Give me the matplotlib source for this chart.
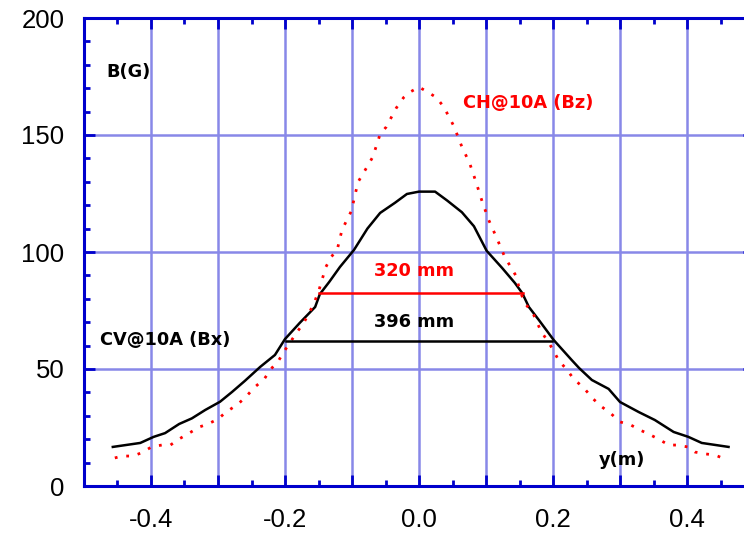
import matplotlib
matplotlib.use("Agg")
import matplotlib.pyplot as plt
from matplotlib.ticker import MultipleLocator, FuncFormatter

# CV@10A (Bx) - solid black curve
cv_y = [-0.457, -0.416, -0.396, -0.379, -0.358, -0.339, -0.319, -0.297, -0.279,
        -0.260, -0.237, -0.215, -0.200, -0.178, -0.155, -0.148, -0.134, -0.118,
        -0.097, -0.077, -0.058, -0.036, -0.018, 0.000, 0.024, 0.042, 0.064,
        0.082, 0.101, 0.124, 0.143, 0.154, 0.164, 0.179, 0.201, 0.228, 0.239,
        0.258, 0.283, 0.300, 0.328, 0.352, 0.380, 0.402, 0.422, 0.462]
cv_b = [16.7, 18.4, 21.0, 22.6, 26.5, 28.9, 32.5, 36.0, 40.2,
        44.9, 50.9, 56.0, 62.8, 69.7, 76.5, 82.0, 87.2, 93.6,
        100.9, 110.0, 116.7, 121.0, 124.8, 125.8, 125.8, 122.0, 117.0,
        111.0, 100.5, 93.2, 86.8, 82.5, 76.5, 70.9, 62.4, 53.8, 50.4,
        45.3, 41.5, 35.9, 31.6, 28.2, 23.1, 21.0, 18.4, 16.7]

# CH@10A (Bz) - red dotted curve
ch_y = [-0.454, -0.443, -0.427, -0.415, -0.399, -0.384, -0.371, -0.358, -0.343,
        -0.328, -0.315, -0.300, -0.288, -0.272, -0.260, -0.245, -0.231, -0.221,
        -0.210, -0.200, -0.193, -0.182, -0.172, -0.157, -0.149, -0.139, -0.131,
        -0.122, -0.115, -0.101, -0.091, -0.082, -0.069, -0.058, -0.049, -0.034,
        -0.023, -0.013, 0.000, 0.015, 0.026, 0.037, 0.052, 0.063, 0.076,
        0.085, 0.094, 0.104, 0.116, 0.128, 0.145, 0.151, 0.160, 0.170,
        0.182, 0.194, 0.201, 0.209, 0.220, 0.231, 0.246, 0.260, 0.273,
        0.287, 0.300, 0.316, 0.330, 0.343, 0.357, 0.373, 0.385, 0.401,
        0.412, 0.428, 0.442, 0.457]
ch_b = [12.0, 12.8, 12.8, 14.1, 16.7, 17.5, 17.5, 20.1, 22.6,
        25.2, 26.5, 28.6, 31.6, 34.6, 37.6, 42.3, 45.7, 50.0,
        53.4, 58.1, 61.1, 65.8, 69.7, 77.8, 84.0, 93.6, 97.9,
        101.0, 109.4, 117.5, 129.9, 134.2, 140.6, 150.4, 153.4, 161.5,
        166.0, 168.4, 170.5, 168.0, 166.0, 162.0, 153.8, 145.7, 137.6,
        130.0, 121.8, 113.7, 106.0, 97.9, 89.7, 82.9, 77.4, 73.9,
        66.2, 61.1, 57.7, 53.4, 50.0, 45.7, 41.9, 37.2, 33.8,
        30.8, 27.4, 26.1, 23.9, 22.2, 20.1, 17.5, 17.5, 16.7,
        14.5, 13.7, 13.2, 11.5]

# width markers (y range, level)
ch_width = [-0.150, 0.155]
ch_level = 82.5
cv_width = [-0.198, 0.198]
cv_level = 62.0

spine_col = "#0000cc"
grid_col = "#8888e8"

fig = plt.figure(figsize=(7.44, 5.40), dpi=100)
ax = fig.add_axes([84 / 744, 54 / 540, 670 / 744, 468 / 540])

ax.plot(cv_y, cv_b, color="black", lw=1.8, zorder=3)
ax.plot(ch_y, ch_b, color="red", lw=2.0, ls=(0, (1, 3.2)), zorder=3)
ax.plot(ch_width, [ch_level, ch_level], color="red", lw=1.8, zorder=3)
ax.plot(cv_width, [cv_level, cv_level], color="black", lw=1.8, zorder=3)

ax.set_xlim(-0.5, 0.5)
ax.set_ylim(0, 200)

ax.xaxis.set_major_locator(MultipleLocator(0.1))
ax.xaxis.set_minor_locator(MultipleLocator(0.05))
ax.yaxis.set_major_locator(MultipleLocator(50))
ax.yaxis.set_minor_locator(MultipleLocator(10))


def xfmt(v, pos):
    k = int(round(v * 10))
    if k % 2:
        return ""
    return f"{v:.1f}".replace("-0.0", "0.0")


ax.xaxis.set_major_formatter(FuncFormatter(xfmt))

ax.grid(True, which="major", color=grid_col, lw=1.8, zorder=1)
for s in ax.spines.values():
    s.set_color(spine_col)
    s.set_linewidth(2.2)

ax.tick_params(which="both", direction="in", color=spine_col, top=True, right=True,
               labelsize=18.5, width=2)
ax.tick_params(which="major", length=8)
ax.tick_params(which="minor", length=4.5)
ax.tick_params(axis="x", which="major", pad=16)
ax.tick_params(axis="y", which="major", pad=14)
for lab in ax.get_xticklabels() + ax.get_yticklabels():
    lab.set_family("Liberation Sans")

tfont = dict(fontsize=12.8, fontweight="bold", family="DejaVu Sans")
ax.text(-0.466, 177, "B(G)", color="black", va="center", ha="left", **tfont)
ax.text(0.066, 163.5, "CH@10A (Bz)", color="red", va="center", ha="left", **tfont)
ax.text(-0.476, 62.5, "CV@10A (Bx)", color="black", va="center", ha="left", **tfont)
ax.text(-0.008, 92, "320 mm", color="red", va="center", ha="center", **tfont)
ax.text(-0.008, 70, "396 mm", color="black", va="center", ha="center", **tfont)
ax.text(0.303, 11, "y(m)", color="black", va="center", ha="center", **tfont)

fig.savefig("out.png", dpi=100)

########################################

Exercise brief: Restate the full listing verbatim and drop every picture.

Answer in full:
Give me the matplotlib source for this chart.
import matplotlib
matplotlib.use("Agg")
import matplotlib.pyplot as plt
from matplotlib.ticker import MultipleLocator, FuncFormatter

# CV@10A (Bx) - solid black curve
cv_y = [-0.457, -0.416, -0.396, -0.379, -0.358, -0.339, -0.319, -0.297, -0.279,
        -0.260, -0.237, -0.215, -0.200, -0.178, -0.155, -0.148, -0.134, -0.118,
        -0.097, -0.077, -0.058, -0.036, -0.018, 0.000, 0.024, 0.042, 0.064,
        0.082, 0.101, 0.124, 0.143, 0.154, 0.164, 0.179, 0.201, 0.228, 0.239,
        0.258, 0.283, 0.300, 0.328, 0.352, 0.380, 0.402, 0.422, 0.462]
cv_b = [16.7, 18.4, 21.0, 22.6, 26.5, 28.9, 32.5, 36.0, 40.2,
        44.9, 50.9, 56.0, 62.8, 69.7, 76.5, 82.0, 87.2, 93.6,
        100.9, 110.0, 116.7, 121.0, 124.8, 125.8, 125.8, 122.0, 117.0,
        111.0, 100.5, 93.2, 86.8, 82.5, 76.5, 70.9, 62.4, 53.8, 50.4,
        45.3, 41.5, 35.9, 31.6, 28.2, 23.1, 21.0, 18.4, 16.7]

# CH@10A (Bz) - red dotted curve
ch_y = [-0.454, -0.443, -0.427, -0.415, -0.399, -0.384, -0.371, -0.358, -0.343,
        -0.328, -0.315, -0.300, -0.288, -0.272, -0.260, -0.245, -0.231, -0.221,
        -0.210, -0.200, -0.193, -0.182, -0.172, -0.157, -0.149, -0.139, -0.131,
        -0.122, -0.115, -0.101, -0.091, -0.082, -0.069, -0.058, -0.049, -0.034,
        -0.023, -0.013, 0.000, 0.015, 0.026, 0.037, 0.052, 0.063, 0.076,
        0.085, 0.094, 0.104, 0.116, 0.128, 0.145, 0.151, 0.160, 0.170,
        0.182, 0.194, 0.201, 0.209, 0.220, 0.231, 0.246, 0.260, 0.273,
        0.287, 0.300, 0.316, 0.330, 0.343, 0.357, 0.373, 0.385, 0.401,
        0.412, 0.428, 0.442, 0.457]
ch_b = [12.0, 12.8, 12.8, 14.1, 16.7, 17.5, 17.5, 20.1, 22.6,
        25.2, 26.5, 28.6, 31.6, 34.6, 37.6, 42.3, 45.7, 50.0,
        53.4, 58.1, 61.1, 65.8, 69.7, 77.8, 84.0, 93.6, 97.9,
        101.0, 109.4, 117.5, 129.9, 134.2, 140.6, 150.4, 153.4, 161.5,
        166.0, 168.4, 170.5, 168.0, 166.0, 162.0, 153.8, 145.7, 137.6,
        130.0, 121.8, 113.7, 106.0, 97.9, 89.7, 82.9, 77.4, 73.9,
        66.2, 61.1, 57.7, 53.4, 50.0, 45.7, 41.9, 37.2, 33.8,
        30.8, 27.4, 26.1, 23.9, 22.2, 20.1, 17.5, 17.5, 16.7,
        14.5, 13.7, 13.2, 11.5]

# width markers (y range, level)
ch_width = [-0.150, 0.155]
ch_level = 82.5
cv_width = [-0.198, 0.198]
cv_level = 62.0

spine_col = "#0000cc"
grid_col = "#8888e8"

fig = plt.figure(figsize=(7.44, 5.40), dpi=100)
ax = fig.add_axes([84 / 744, 54 / 540, 670 / 744, 468 / 540])

ax.plot(cv_y, cv_b, color="black", lw=1.8, zorder=3)
ax.plot(ch_y, ch_b, color="red", lw=2.0, ls=(0, (1, 3.2)), zorder=3)
ax.plot(ch_width, [ch_level, ch_level], color="red", lw=1.8, zorder=3)
ax.plot(cv_width, [cv_level, cv_level], color="black", lw=1.8, zorder=3)

ax.set_xlim(-0.5, 0.5)
ax.set_ylim(0, 200)

ax.xaxis.set_major_locator(MultipleLocator(0.1))
ax.xaxis.set_minor_locator(MultipleLocator(0.05))
ax.yaxis.set_major_locator(MultipleLocator(50))
ax.yaxis.set_minor_locator(MultipleLocator(10))


def xfmt(v, pos):
    k = int(round(v * 10))
    if k % 2:
        return ""
    return f"{v:.1f}".replace("-0.0", "0.0")


ax.xaxis.set_major_formatter(FuncFormatter(xfmt))

ax.grid(True, which="major", color=grid_col, lw=1.8, zorder=1)
for s in ax.spines.values():
    s.set_color(spine_col)
    s.set_linewidth(2.2)

ax.tick_params(which="both", direction="in", color=spine_col, top=True, right=True,
               labelsize=18.5, width=2)
ax.tick_params(which="major", length=8)
ax.tick_params(which="minor", length=4.5)
ax.tick_params(axis="x", which="major", pad=16)
ax.tick_params(axis="y", which="major", pad=14)
for lab in ax.get_xticklabels() + ax.get_yticklabels():
    lab.set_family("Liberation Sans")

tfont = dict(fontsize=12.8, fontweight="bold", family="DejaVu Sans")
ax.text(-0.466, 177, "B(G)", color="black", va="center", ha="left", **tfont)
ax.text(0.066, 163.5, "CH@10A (Bz)", color="red", va="center", ha="left", **tfont)
ax.text(-0.476, 62.5, "CV@10A (Bx)", color="black", va="center", ha="left", **tfont)
ax.text(-0.008, 92, "320 mm", color="red", va="center", ha="center", **tfont)
ax.text(-0.008, 70, "396 mm", color="black", va="center", ha="center", **tfont)
ax.text(0.303, 11, "y(m)", color="black", va="center", ha="center", **tfont)

fig.savefig("out.png", dpi=100)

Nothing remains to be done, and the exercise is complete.